We opted for the cheapest ticket and I thought the Africa tram ride was more than enough for our needs. It’s a narrated ride that is about as close to an African safari as you’ll get in the U.S. You can probably see many of the animals we saw – giraffes, lions, cheetahs, rhinos, antelope, zebras and others – in a lot of zoos, but here you’re seeing them in a huge open space that looks like a much more natural habitat. (But if you want to get very close to the animals, you need to go on one of the more expensive safaris.)
And what’s more, our guide, Doug, even took it upon himself to give us some tips on how to reduce our carbon footprint. (I’ll be sure to slow down on the highways, Doug, thanks for the suggestion.)
My favorite animal was Vila, a 55-year-old gorilla that’s a great, great, great grandma who is believed to be one of the oldest “known-age” gorillas in the world. My sons dragged us all over the 1,800-acre park in search of all their favorite animals too, and, while it was a bit exhausting, I loved the fact that there are a host of unpaved trails that make you feel as though you’re on a hike out in the woods.
It’s not a typical zoo vibe at all and I liked that. But you will definitely need to watch your wallet at the Safari Park. There are opportunities to blow cash everywhere – you can even pay $6 to cut the Africa Tram line. If you’re on a budget, definitely bring your own food and drinks. A fountain soda goes for $5.19, a cup of soup is more than $7 and all of the other food and beverage options are similarly overpriced.
The San Diego Zoo, located in beautiful Balboa Park, in the city of San Diego, is more of a typical zoo experience, only better. The grounds are lush and expansive and the variety of interesting animals from all over the world is pretty astonishing. Everyone loves the National Zoo in Washington, D.C., but there you can walk for miles and see only a handful of animals. At the San Diego Zoo, the variety of wildlife in a similar sized space is far more impressive but you don’t get the feeling that the animal enclosures are cramped either.
Like the Safari Park, there are a host of expensive tour options and expensive souvenirs and refreshments, but given the fact that it’s right in the city, as opposed to the Safari Park, which is in a much more quiet, somewhat remote area, there’s no reason why you can’t duck out to get a bite to eat or simply bring your own lunch.
The amazing thing about the San Diego Zoo is that it really is like a little trip around the world.

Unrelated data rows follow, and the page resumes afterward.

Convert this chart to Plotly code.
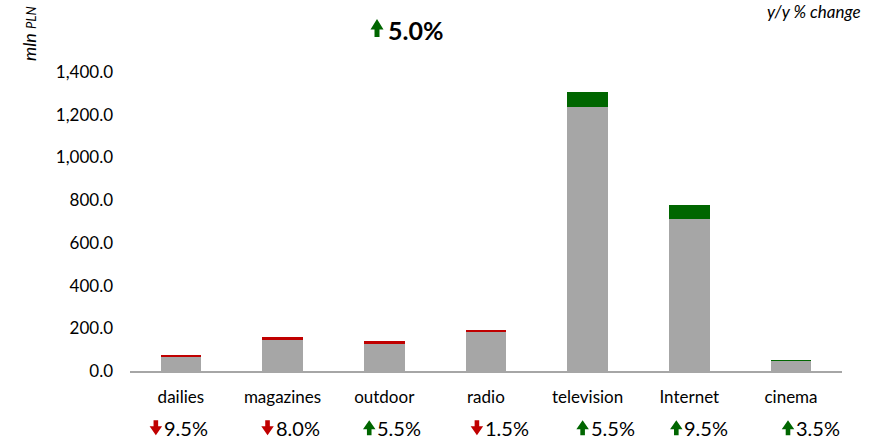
import plotly.graph_objects as go

# Advertising spend by medium, mln PLN
categories = ["dailies", "magazines", "outdoor", "radio", "television", "Internet", "cinema"]
base_values = [66, 145, 131, 187, 1238, 710, 48]   # grey part of each column
change_values = [7, 13, 8, 3, 68, 67, 2]           # coloured cap (size of the y/y change)
change_up = [False, False, False, False, True, True, True]  # cap colour: green = up, red = down
pct_change = [9.5, 8.0, 5.5, 1.5, 5.5, 9.5, 3.5]
pct_up = [False, False, True, False, True, True, True]
total_pct = 5.0
y_ticks = [0, 200, 400, 600, 800, 1000, 1200, 1400]

GREY = "#A6A6A6"
GREEN = "#006600"
RED = "#C00000"
FONT = "Lato, Carlito, Calibri, sans-serif"


def arrow_path(up, w, h, head, stem, dx=0.0):
    """Block arrow centred on (dx, 0), in pixels (y grows upwards)."""
    s = 1 if up else -1
    top, bot = s * h / 2, -s * h / 2
    neck = top - s * head
    pts = [(0, top), (w / 2, neck), (stem / 2, neck), (stem / 2, bot),
           (-stem / 2, bot), (-stem / 2, neck), (-w / 2, neck)]
    return "M" + " L".join(f"{x + dx:.2f},{y:.2f}" for x, y in pts) + " Z"


def arrow_shape(up, x, xref, y, w, h, head, stem, dx=0.0):
    return dict(type="path", xref=xref, xsizemode="pixel", xanchor=x,
                yref="paper", ysizemode="pixel", yanchor=y,
                path=arrow_path(up, w, h, head, stem, dx),
                fillcolor=GREEN if up else RED, line_width=0)


fig = go.Figure()
fig.add_bar(x=categories, y=base_values, marker_color=GREY, width=0.4,
            marker_line_width=0, hoverinfo="skip")
fig.add_bar(x=categories, y=change_values,
            marker_color=[GREEN if u else RED for u in change_up],
            width=0.4, marker_line_width=0, hoverinfo="skip")

# per-column y/y change labels under the category names
label_left = [-31, -21, -21, -15, -11, -19, -9]   # px from column centre
LABEL_Y = -0.19
annotations, shapes = [], []
for i, (p, up, dx) in enumerate(zip(pct_change, pct_up, label_left)):
    annotations.append(dict(
        x=i, xref="x", y=LABEL_Y, yref="paper", xanchor="left", yanchor="middle",
        xshift=dx + 12, text=f"{p:.1f}%", showarrow=False,
        font=dict(family=FONT, size=20, color="#000000")))
    shapes.append(arrow_shape(up, i, "x", LABEL_Y, 12.5, 15, 9, 4.6, dx=dx + 6))

# headline total change
TITLE_Y = 1.14
annotations.append(dict(x=(386 - 130) / 712, xref="x domain", y=TITLE_Y, yref="paper",
                        xanchor="left", yanchor="middle", showarrow=False,
                        text=f"<b>{total_pct:.1f}%</b>",
                        font=dict(family=FONT, size=25, color="#000000")))
shapes.append(arrow_shape(total_pct >= 0, (377 - 130) / 712, "x domain", TITLE_Y + 0.007,
                          13, 18, 10.5, 5))

annotations += [
    dict(x=1.03, xref="paper", y=1.204, yref="paper", xanchor="right", yanchor="middle",
         showarrow=False, text="<i>y/y % change</i>",
         font=dict(family=FONT, size=17, color="#000000")),
    dict(x=-0.142, xref="paper", y=1.13, yref="paper", xanchor="center", yanchor="middle",
         textangle=-90, showarrow=False,
         text='<i>mln <span style="font-size:13px">PLN</span></i>',
         font=dict(family=FONT, size=18, color="#000000")),
]

fig.update_layout(
    width=881, height=440,
    margin=dict(l=130, r=39, t=72, b=69),
    paper_bgcolor="white", plot_bgcolor="white",
    barmode="stack", showlegend=False,
    font=dict(family=FONT, size=17, color="#000000"),
    xaxis=dict(showgrid=False, showline=True, linecolor="#A6A6A6", linewidth=2,
               ticks="", ticklabelstandoff=10, tickfont=dict(size=17)),
    yaxis=dict(range=[0, 1400], tickvals=y_ticks, tickformat=",.1f",
               showgrid=False, zeroline=False, showline=False, ticks="",
               ticklabelstandoff=16, tickfont=dict(size=17)),
    annotations=annotations,
    shapes=shapes,
)

fig.write_html("out.html")
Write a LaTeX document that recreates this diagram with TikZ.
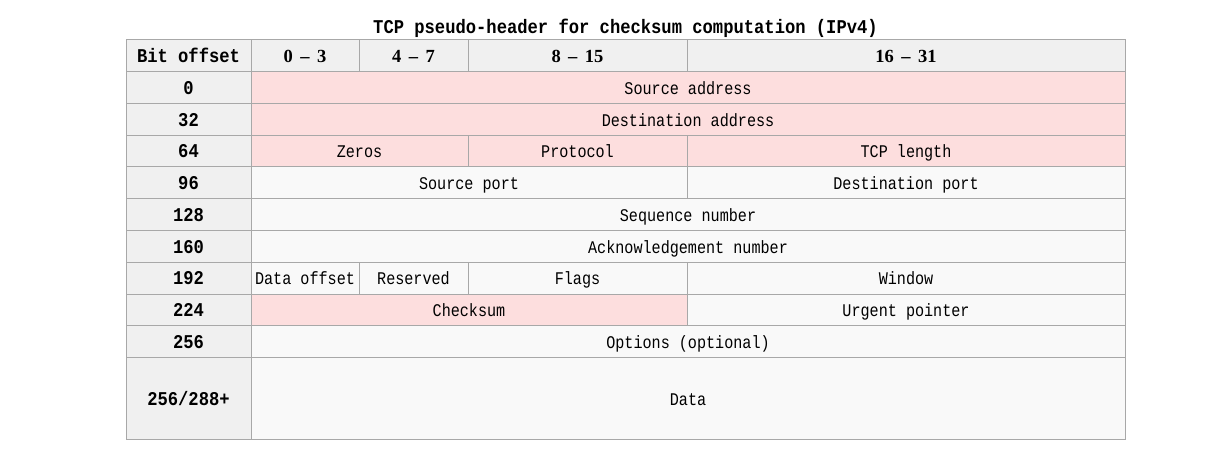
\documentclass[tikz,border=0pt]{standalone}
\usepackage{fontspec}
\newfontfamily\cellfont[FakeStretch=0.85]{Liberation Mono}
\newfontfamily\headfont[FakeStretch=0.88]{Liberation Mono}
\newfontfamily\rangefont{Liberation Serif}
\definecolor{tableline}{RGB}{168,168,168}
\definecolor{headgrey}{RGB}{240,240,240}
\definecolor{pinkcell}{RGB}{253,222,222}
\definecolor{whitecell}{RGB}{249,249,249}
\newcommand{\bitrange}[2]{#1\hspace{0.4em}–\hspace{0.4em}#2}

\begin{document}
\begin{tikzpicture}[x=1pt, y=-1pt,
  cell/.style={draw=tableline, line width=1pt, outer sep=0pt, inner sep=0pt,
    anchor=north west, minimum height=31.75pt, text height=16pt, text depth=2.5pt,
    font=\cellfont\fontsize{17.8}{20}\selectfont},
  hcell/.style={cell, fill=headgrey, font=\headfont\bfseries\fontsize{19.5}{22}\selectfont},
  rcell/.style={hcell, font=\rangefont\bfseries\fontsize{18.5}{22}\selectfont},
  pcell/.style={cell, fill=pinkcell},
  wcell/.style={cell, fill=whitecell}]
\useasboundingbox (0,0) rectangle (1229,473);

\node[font=\headfont\bfseries\fontsize{19.5}{22}\selectfont] (title) at (625.5,28) {TCP pseudo-header for checksum computation (IPv4)};

% header row
\node[hcell, minimum width=125pt] (bitoff) at (126,40) {Bit offset};
\node[rcell, minimum width=108pt] (r0) at (251,40) {\bitrange{0}{3}};
\node[rcell, minimum width=109pt] (r4) at (359,40) {\bitrange{4}{7}};
\node[rcell, minimum width=219pt] (r8) at (468,40) {\bitrange{8}{15}};
\node[rcell, minimum width=438pt] (r16) at (687,40) {\bitrange{16}{31}};

% offsets
\node[hcell, minimum width=125pt] (o0) at (126,71.75) {0};
\node[hcell, minimum width=125pt] (o32) at (126,103.5) {32};
\node[hcell, minimum width=125pt] (o64) at (126,135.25) {64};
\node[hcell, minimum width=125pt] (o96) at (126,167) {96};
\node[hcell, minimum width=125pt] (o128) at (126,198.75) {128};
\node[hcell, minimum width=125pt] (o160) at (126,230.5) {160};
\node[hcell, minimum width=125pt] (o192) at (126,262.25) {192};
\node[hcell, minimum width=125pt] (o224) at (126,294) {224};
\node[hcell, minimum width=125pt] (o256) at (126,325.75) {256};
\node[hcell, minimum width=125pt, minimum height=82pt] (o288) at (126,357.5) {256/288+};

% pseudo-header and TCP header fields
\node[pcell, minimum width=874pt] (srcaddr) at (251,71.75) {Source address};
\node[pcell, minimum width=874pt] (dstaddr) at (251,103.5) {Destination address};
\node[pcell, minimum width=217pt] (zeros) at (251,135.25) {Zeros};
\node[pcell, minimum width=219pt] (proto) at (468,135.25) {Protocol};
\node[pcell, minimum width=438pt] (tcplen) at (687,135.25) {TCP length};
\node[wcell, minimum width=436pt] (srcport) at (251,167) {Source port};
\node[wcell, minimum width=438pt] (dstport) at (687,167) {Destination port};
\node[wcell, minimum width=874pt] (seq) at (251,198.75) {Sequence number};
\node[wcell, minimum width=874pt] (ack) at (251,230.5) {Acknowledgement number};
\node[wcell, minimum width=108pt] (dataoff) at (251,262.25) {Data offset};
\node[wcell, minimum width=109pt] (resv) at (359,262.25) {Reserved};
\node[wcell, minimum width=219pt] (flags) at (468,262.25) {Flags};
\node[wcell, minimum width=438pt] (window) at (687,262.25) {Window};
\node[pcell, minimum width=436pt] (chksum) at (251,294) {Checksum};
\node[wcell, minimum width=438pt] (urgent) at (687,294) {Urgent pointer};
\node[wcell, minimum width=874pt] (options) at (251,325.75) {Options (optional)};
\node[wcell, minimum width=874pt, minimum height=82pt] (data) at (251,357.5) {Data};
\end{tikzpicture}
\end{document}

We saw animals from all over the planet: komodo dragons from Indonesia, gorillas from Africa, pink flamingos from the Caribbean, an anaconda from South America, and crested porcupines from India to name just a handful. And I saw a whole host of animals I’d barely even heard of before: a mang mountain viper, a Bornea sun bear, a Manchurian brown bear, an Andean bear, a West African dwarf crocodile, an Andean Cock-of-the Rock birds, and assassin bugs to name just a few.
I also liked the descriptions and the attempts to humanize the animals. We sat and watched the six gorillas for some time and I though the descriptions of their personalities was spot on: Paul “The Player” was indeed “handsome, charismatic and playful,” as he laid on his back, spread eagle with his hands covering his eyes, Ndjia, “The Thinker” sat in Rodin’s “The Thinker” pose, and Frank “The Tank” was every bit the “strong, independent, playful” lad he was made out to be.

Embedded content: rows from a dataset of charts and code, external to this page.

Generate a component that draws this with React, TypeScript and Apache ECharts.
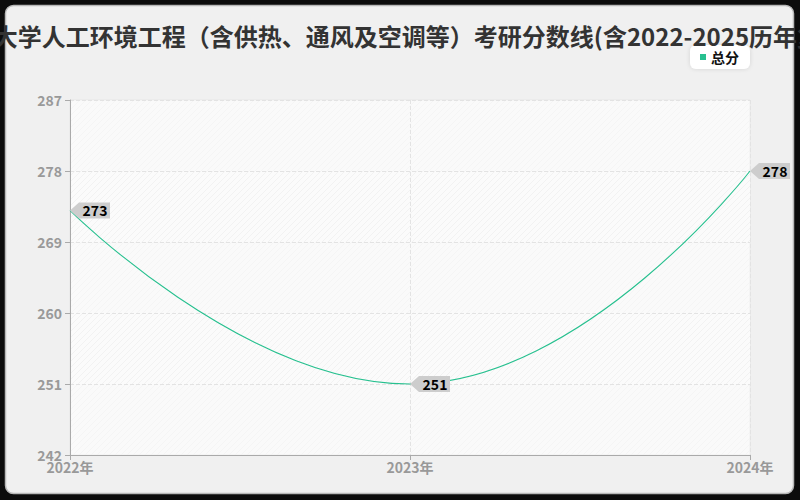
import React, { useEffect, useRef } from "react";
import * as echarts from "echarts";

const titleText = "天津大学人工环境工程（含供热、通风及空调等）考研分数线(含2022-2025历年复试)";
const categories = ["2022年", "2023年", "2024年"];
const totalScores = [273, 251, 278];
const seriesName = "总分";
const yMin = 242;
const yMax = 287;
const yInterval = 9;

function makeHatch(bg: string, line: string): string {
  const c = document.createElement("canvas");
  c.width = 6;
  c.height = 6;
  const ctx = c.getContext("2d");
  if (!ctx) return bg;
  ctx.fillStyle = bg;
  ctx.fillRect(0, 0, 6, 6);
  ctx.strokeStyle = line;
  ctx.lineWidth = 1;
  ctx.beginPath();
  ctx.moveTo(-1, 7);
  ctx.lineTo(7, -1);
  ctx.moveTo(-1, 1);
  ctx.lineTo(1, -1);
  ctx.moveTo(5, 7);
  ctx.lineTo(7, 5);
  ctx.stroke();
  return c.toDataURL();
}

export default function App() {
  const ref = useRef<HTMLDivElement>(null);
  useEffect(() => {
    if (!ref.current) return;
    const chart = echarts.init(ref.current, undefined, { renderer: "svg" });
    const hatchA = makeHatch("#fafafa", "#f0f0f0");
    const hatchB = makeHatch("#fbfbfb", "#f2f2f2");
    const lineColor = "#27c08f";
    chart.setOption({
      animation: false,
      backgroundColor: "#0c0c0c",
      textStyle: { fontFamily: "'Noto Sans CJK SC', 'Noto Sans', sans-serif" },
      graphic: {
        elements: [
          {
            type: "rect",
            z: -100,
            silent: true,
            shape: { x: 5.5, y: 5.5, width: 788, height: 488, r: 8 },
            style: { fill: "#f0f0f0", stroke: "#b8b8b8", lineWidth: 1.5 },
          },
        ],
      },
      title: {
        text: titleText,
        left: "center",
        top: 18,
        textStyle: { fontSize: 24, fontWeight: "bold", color: "#333" },
      },
      legend: {
        right: 50,
        top: 45,
        data: [seriesName],
        icon: "rect",
        itemWidth: 6,
        itemHeight: 6,
        itemGap: 6,
        backgroundColor: "#ffffff",
        borderRadius: 6,
        padding: [5, 11, 5, 10],
        shadowBlur: 4,
        shadowColor: "rgba(0,0,0,0.12)",
        textStyle: { fontSize: 14, color: "#111", fontWeight: "bold" },
      },
      grid: {
        left: 70,
        right: 50,
        top: 100,
        bottom: 45,
        show: true,
        backgroundColor: { image: hatchA, repeat: "repeat" },
        borderColor: "#e6e6e6",
        borderWidth: 1,
      },
      xAxis: {
        type: "category",
        data: categories,
        boundaryGap: false,
        axisLine: { lineStyle: { color: "#aaa" } },
        axisTick: { show: true, length: 5, lineStyle: { color: "#aaa" } },
        axisLabel: { color: "#999", fontSize: 14, fontWeight: "bold", margin: 5 },
        splitLine: { show: true, lineStyle: { type: "dashed", color: "#e3e3e3" } },
      },
      yAxis: {
        type: "value",
        min: yMin,
        max: yMax,
        interval: yInterval,
        axisLine: { show: true, lineStyle: { color: "#aaa" } },
        axisTick: { show: true, length: 5, lineStyle: { color: "#aaa" } },
        axisLabel: { color: "#999", fontSize: 14, fontWeight: "bold", margin: 8 },
        splitLine: { show: true, lineStyle: { type: "dashed", color: "#e3e3e3" } },
        splitArea: {
          show: true,
          areaStyle: {
            color: [
              "rgba(250,250,250,0.55)",
              { image: hatchB, repeat: "repeat" },
            ],
          },
        },
      },
      series: [
        {
          name: seriesName,
          type: "line",
          data: totalScores,
          smooth: true,
          showSymbol: false,
          symbol: "circle",
          itemStyle: { color: lineColor },
          lineStyle: { color: lineColor, width: 1.1 },
          markPoint: {
            symbol: "path://M0,7L9,0L40,0L40,14L9,14Z",
            symbolSize: [40, 16],
            symbolOffset: [20, 0],
            itemStyle: { color: "#cdcdcd" },
            label: {
              show: true,
              position: "inside",
              offset: [5, 0],
              color: "#000",
              fontSize: 14,
              fontWeight: "bold",
              formatter: "{c}",
            },
            data: totalScores.map((v, i) => ({ coord: [categories[i], v], value: v })),
          },
        },
      ],
    });
    return () => chart.dispose();
  }, []);
  return (
    <div
      ref={ref}
      style={{ position: "fixed", left: 0, top: 0, width: 800, height: 500 }}
    />
  );
}
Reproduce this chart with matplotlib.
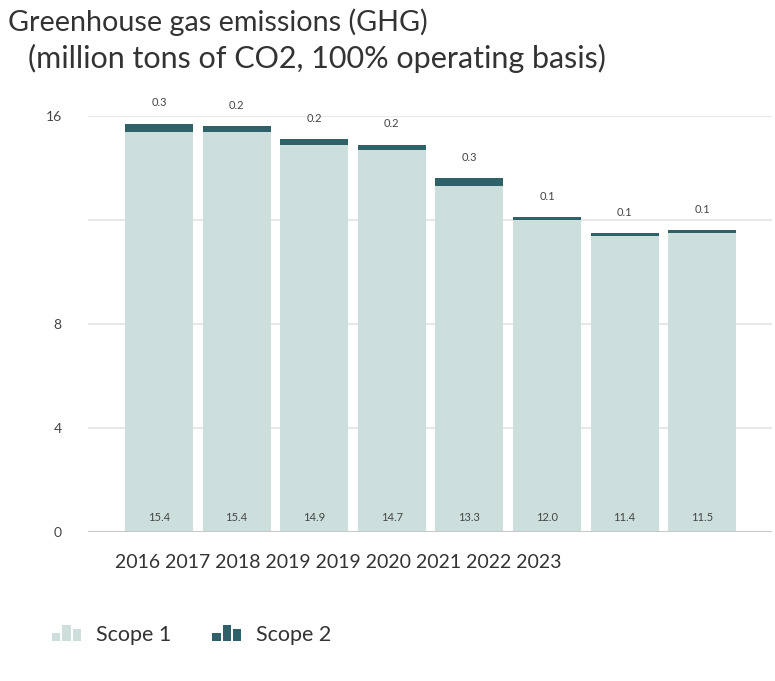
import matplotlib
matplotlib.use("Agg")
import matplotlib.pyplot as plt
from matplotlib.legend_handler import HandlerBase
from matplotlib.patches import Rectangle, Patch

plt.rcParams['font.family'] = ['Lato', 'DejaVu Sans']

# Data
years = ['2016', '2017', '2018', '2019', '2019', '2020', '2021', '2022', '2023']
scope1 = [15.4, 15.4, 14.9, 14.7, 13.3, 12.0, 11.4, 11.5]
scope2 = [0.3, 0.2, 0.2, 0.2, 0.3, 0.1, 0.1, 0.1]
yticks = [0, 4, 8, 16]
gridlines = [4, 8, 12, 16]

light = '#cddfdd'
dark = '#2f6168'
txt = '#444444'


# Small bar-chart icon for the legend
class BarIcon(HandlerBase):
    def create_artists(self, legend, orig_handle, xdescent, ydescent,
                       width, height, fontsize, trans):
        color = orig_handle.get_facecolor()
        hs = [0.5, 1.0, 0.75]
        w = width / 3.5
        out = []
        for k, h in enumerate(hs):
            r = Rectangle((-xdescent + k * w * 1.25, -ydescent), w, h * height * 1.05,
                          facecolor=color, edgecolor='none', transform=trans)
            out.append(r)
        return out


fig = plt.figure(figsize=(7.75, 6.81), dpi=100)
ax = fig.add_axes([88 / 775, 1 - 532 / 681, (772 - 88) / 775, (532 - 116) / 681])

x = list(range(len(scope1)))
ax.bar(x, scope1, width=0.876, color=light, zorder=2)
ax.bar(x, scope2, width=0.876, bottom=scope1, color=dark, zorder=2)

# labels: scope 1 at bar foot, scope 2 above bar
for i in x:
    ax.text(i, 0.55, f'{scope1[i]:.1f}', ha='center', va='center',
            fontsize=8, color=txt, zorder=3)
    ax.text(i, scope1[i] + scope2[i] + 0.8, f'{scope2[i]:.1f}', ha='center',
            va='center', fontsize=8, color=txt, zorder=3)

ax.set_xlim(-0.915, 7.9)
ax.set_ylim(0, 16)
for g in gridlines:
    ax.axhline(g, color='#e8e8e8', lw=1.5, zorder=1)
ax.axhline(0, color='#c8c8c8', lw=1.5, zorder=3)

ax.set_yticks(yticks)
ax.set_yticklabels([str(t) for t in yticks])
ax.tick_params(axis='y', length=0, pad=19, labelsize=10, labelcolor=txt)
ax.set_xticks([])
for s in ax.spines.values():
    s.set_visible(False)

# year labels as one run of text, as in the source
fig.text(115 / 775, 1 - 562 / 681, ' '.join(years), ha='left', va='center',
         fontsize=14, color='#333333')

fig.text(8 / 775, 1 - 22 / 681, 'Greenhouse gas emissions (GHG)',
         ha='left', va='center', fontsize=20.7, color='#333333')
fig.text(28 / 775, 1 - 58 / 681, '(million tons of CO2, 100% operating basis)',
         ha='left', va='center', fontsize=22, color='#333333')

handles = [Patch(facecolor=light, label='Scope 1'), Patch(facecolor=dark, label='Scope 2')]
fig.legend(handles=handles, loc='center left', bbox_to_anchor=(52 / 775, 1 - 635 / 681),
           ncol=2, frameon=False, fontsize=15.5, labelcolor='#333333',
           handler_map={Patch: BarIcon()}, handlelength=1.35, handleheight=0.7,
           handletextpad=0.7, columnspacing=1.9, borderpad=0, borderaxespad=0)

fig.savefig('out.png', dpi=100, facecolor='white')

A few words of advice if you are going to be pushing children around this zoo at least part of the time. Go down Center Street and Park Way first toward the Pandas and Polar Bears because it’s a very long, steep hill. We did this part of the zoo last, when my kids were too tired to walk at all and I was exhausted pushing them in a stroller back up the hill to cap the day. And if your kids are as inquisitive as mine, don’t hand them the colorful map showing all the animals until you’re in the car ride going home.
My 5-year-old would see an image of an animal he liked -Porcupine! Zebra! Parrot! Bug house!- and then insist that we charge off to find that animal immediately, leaving me feeling a bit like Magellan looking for a spice route to the West Indies.
If you only have time to visit one zoo in the San Diego area, where you go depends on your preferences and where you’re staying. If you don’t want to stray outside the city limits, the zoo is the obvious choice. Those who want a more atypical experience and like the idea of seeing animals in a more natural habitat along hiking trails, trams or safaris should consider the Safari Park.
For sheer variety of animals, I’d go with the zoo – there are some 3,700 animals representing approximately 660 species in a 100-acre space, compared to about 2,600 animals representing about 300 species in an 1,800 acre space at the safari park. And the zoo has the advantage of free parking, though both of these places are worth visiting. Even if you hate zoos, like me.